What did Edith Stein leave us?
“The regret of having lost her too soon: today we need her profound thoughts to understand the present and above all the times that await us”. So answers Lella Costa, an actor, writer, feminist, and civil rights activist to the human and religious parable of St Teresa Benedicta of the Cross, born Edith Stein. It is to her that she dedicated her book Ciò che possiamo fare - La libertà di Edith Stein e lo spirito dell'Europa [What we can do - Edith Stein’s freedom and the spirit of Europe] (Solferino), in 2019, which bring to the fore the salient parts.
What did you know about this extraordinary person before writing the book?
“Very little apart from Edith’s immense dignity, the courage and the atrocious paradox of her end: born a Jew, raised an atheist and then her conversion to Catholicism, she was massacred at Auschwitz-Birkenau. Her martyrdom synthesizes the destruction of all violence and discrimination”.
Are you a believer?
“No, and my not being a believer is a form of total openness: I do not judge, I love to share a path with people who have deep religious convictions, and who do not therefore consider me a stranger. The proposition for me to write the book was almost a gamble, the searching for a different point of view”.

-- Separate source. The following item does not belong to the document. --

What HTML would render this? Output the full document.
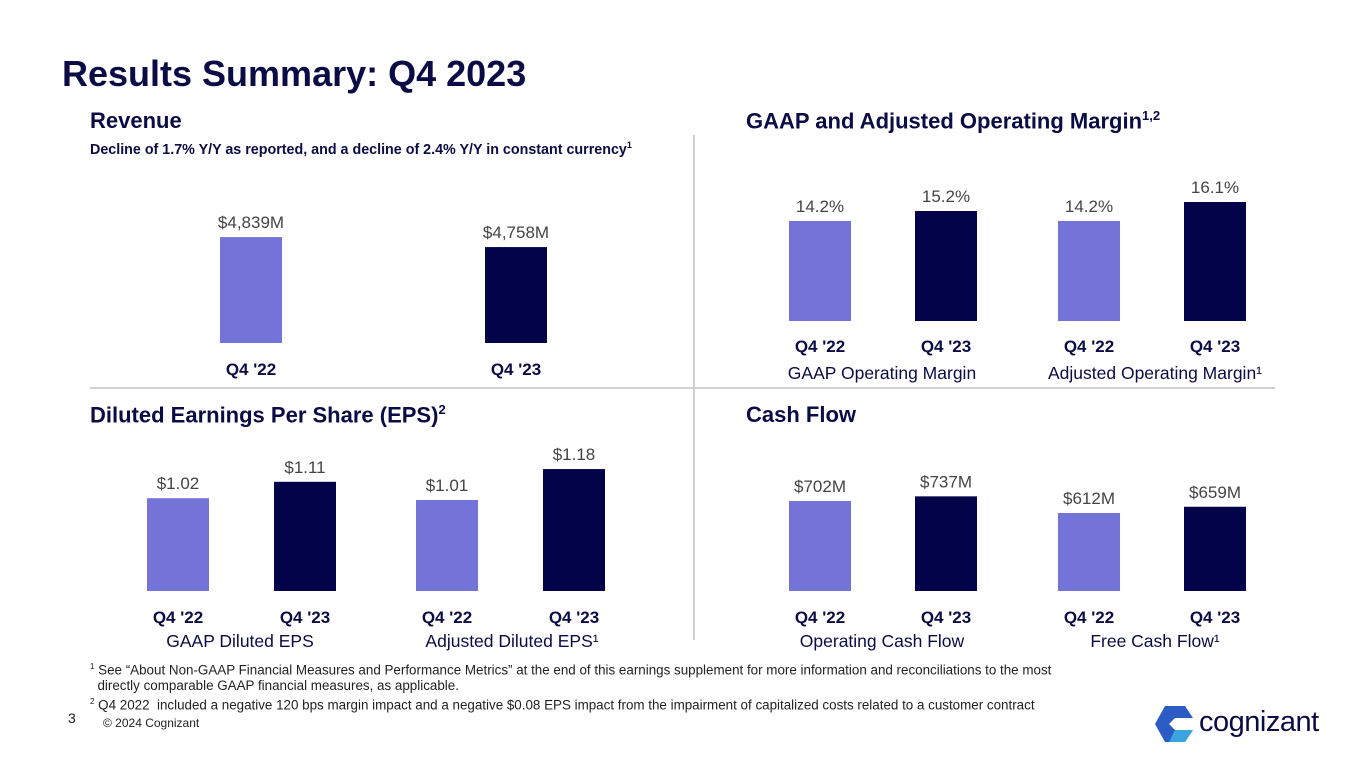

In your opinion, what does Edith Stein-Saint Teresa Benedicta of the Cross represent in our history?
“The excellence of female thought: she possessed a boundless intelligence, rigor, the capacity to go deeper, and she knew how to make empathic even the highest, most difficult philosophical language empathic. Her life demonstrates the senselessness of gender discrimination: a century ago the refusal to admit her to academic activity was an omen of the obscurantism of later times”.
What is the message she can convey to women today?
“The need to defend the dignity of women, the duty of commitment, pity towards others. Even though she recognized women as wives and mothers, Edith cared about the struggles for the recognition of women’s contribution to society, and for this reason she was compared with suffragettes and feminists”.
And what can she offer Europe of which she is the patroness?
“An extraordinary lesson in tolerance, dialogue, inclusion. Edith was a bridge between two religions and two cultures: born Prussian, she saw her land become Polish. Her death as a martyr is a warning that certain horrors should not be repeated. If the entire academic body of Göttingen had not opposed her university career as a woman, who instead supported Martin Heidegger as heir to the chair of the philosopher Edmud Husserl, perhaps history would have taken a different course”.